To see how well our Dynamic Difficulty Adjustment method adapts to the participants we will measure two things:
If there is a significant difference between the desired success rate (60%) of our DDA algorithm and the actual success rate of the participants in this condition during training.
If there is a correlation between the ability level that our DDA algorithm assigns to each participant after training and their performance in the post-test.

To see how our DDA Algorithm compares to the other conditions we use:
Normalized learning gain (NLG): Calculated from pre- and post-test scores. Each puzzle in the tests counts as 1 point. NLG is calculated for each student, then averaged for each condition.
Flow: Measured in a questionnaire from Engesser & Rheinberg "Flow, performance and moderators of challenge-skill balance"

4) How many and which conditions will participants be assigned to?
Three conditions: constant-increase in difficulty, self-determined difficulty and Dynamic Difficulty Adjustment.

constant-increase: The first puzzle of the training phase will be easy, then gradually rise up to the difficult ones.
self-determined: The first puzzle of the training phase has mid-range difficulty. After each puzzle, the participant is asked which difficulty level they want next.
Dynamic Difficulty Adjustment: Each puzzle is chosen by an algorithm that we designed with the goal of selecting puzzles that each participant has a 60% success rate for each puzzle.

5) Specify exactly which analyses you will conduct to examine the main question/hypothesis.
To measure if participants with our DDA algorithm achieved the correct success rate, we use a one sample t-test.

To analyze the correlation of the estimated user ability level by our DDA algorithm and post-test score we use Spearman's rank correlation.

For Flow and NLG, we will first perform Shapiro-Wilk tests for normality. If the test fails (= not normally distributed) we will use one-tailed Mann-Whitney tests, otherwise Student's one-tailed independent t-test will be used.

6) Describe exactly how outliers will be defined and handled, and your precise rule(s) for excluding observations.
We remove participants if they:
- failed the attention test
- failed to solve every single exercise during training phase
- had a contiguous gap of inactivity of more than 3 minutes during the puzzle phases

7) How many observations will be collected or what will determine sample size?
No need to justify decision, but be precise about exactly how the number will be determined.
Data will be collected from 30 participants in each condition, outliers will be excluded afterwards

8) Anything else you would like to pre-register?
(e.g., secondary analyses, variables collected for exploratory purposes, unusual analyses planned?)
We will ask people about their field of study, educational level, their experience/skill with strategy games, puzzles and graph theory, their motivation in the task, and need for cognition. We would be interested in exploratively seeing correlation of these values with their initial performance and learning.

We will also exploratively examine the time and number of extra clicks required to solve the puzzles. These values will be viewed separately for easy, medium, and hard puzzles. We are of the opinion that the measured values from the different levels aren't directly comparable.
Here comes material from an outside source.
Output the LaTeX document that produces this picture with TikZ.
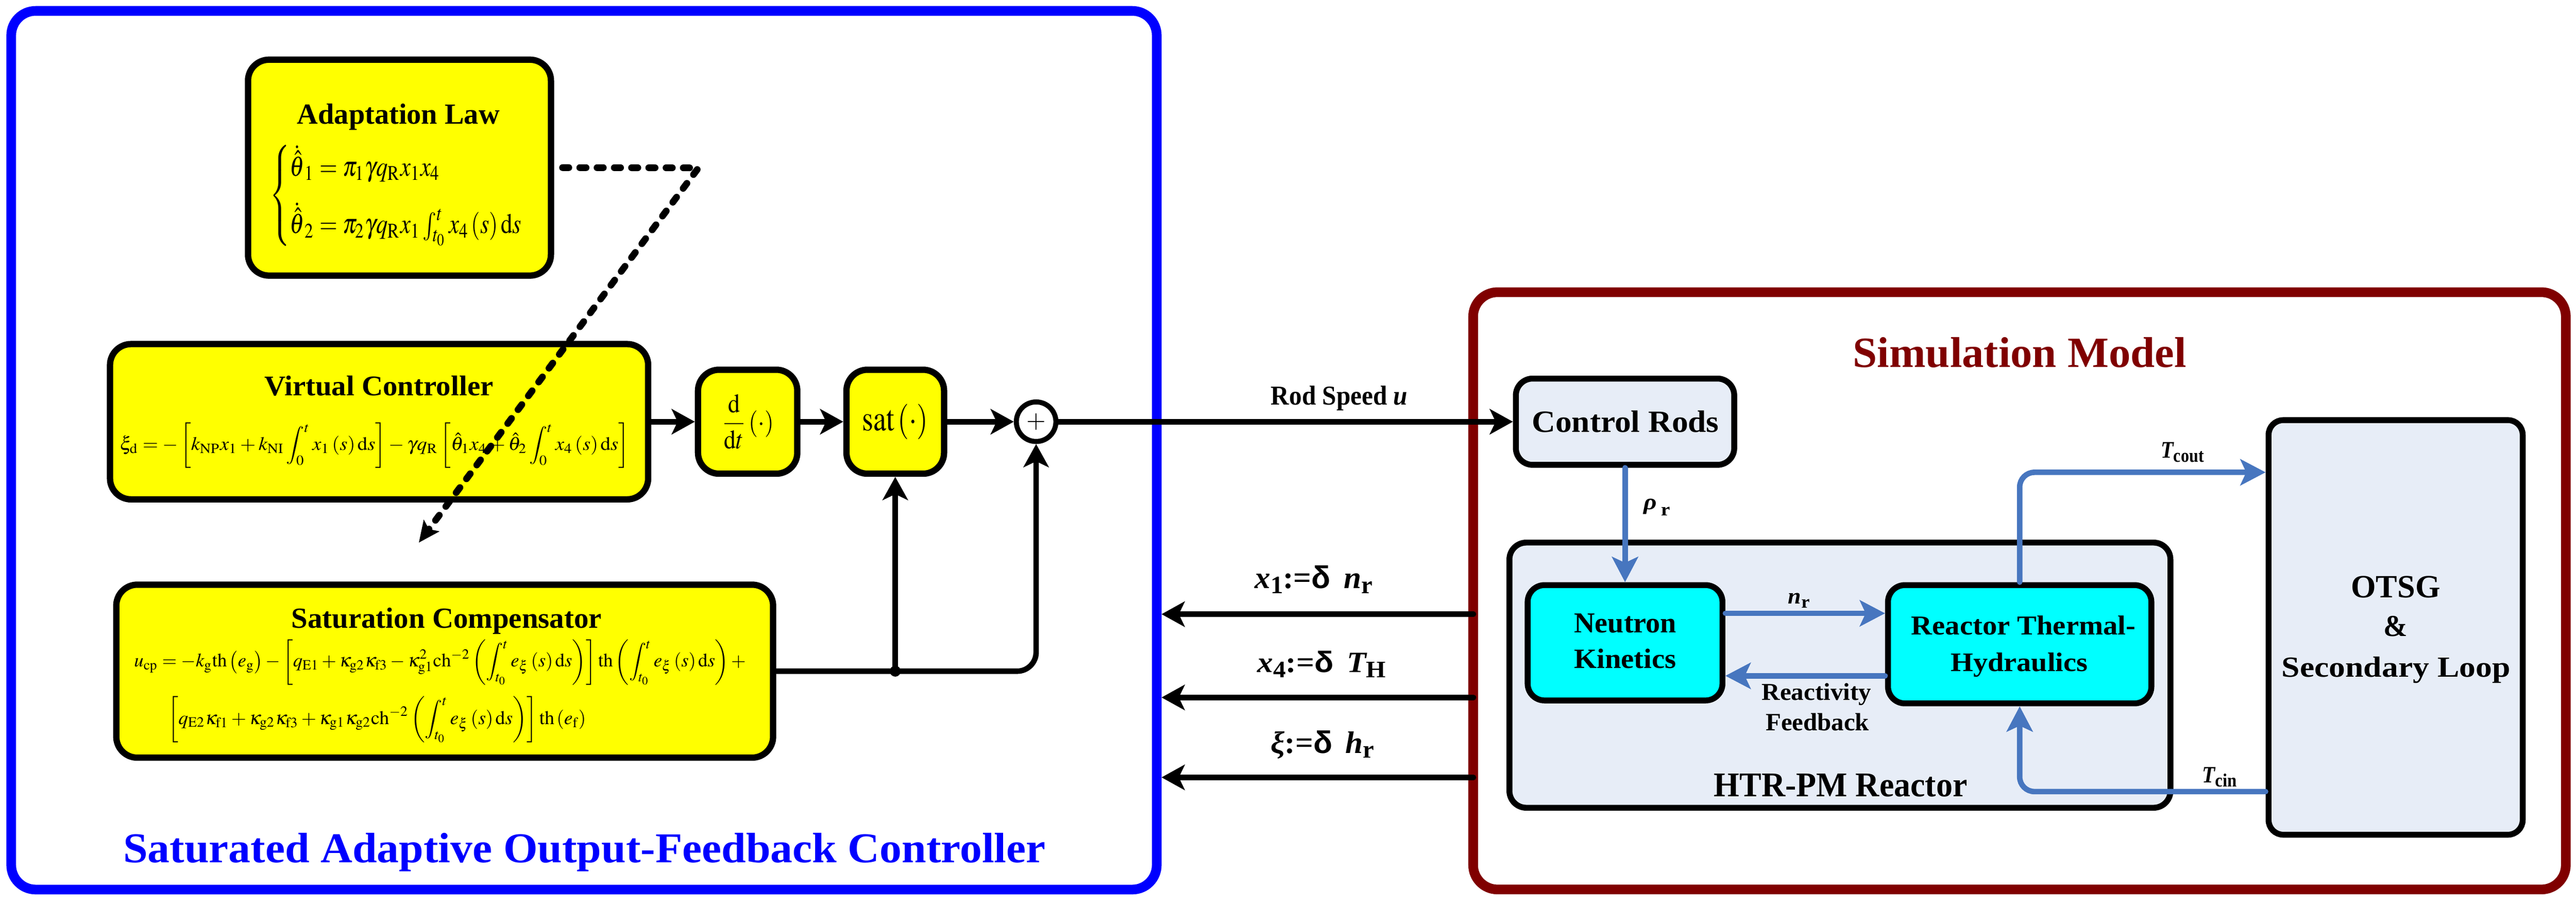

In addition we will exploratively look at learning gain compared between different pre-test scores, and also compare outcome success rate with performance during training. Further we are exploratively interested in how success rate and difficulty change during the training phase.

We already collected the data for the self-determination and the constant-increase condition in a previous experiment. We use the data from this experiment to train our DDA algorithm. We also already sampled 5 persons with our DDA algorithm to verify that the behavior of our algorithm is reasonable.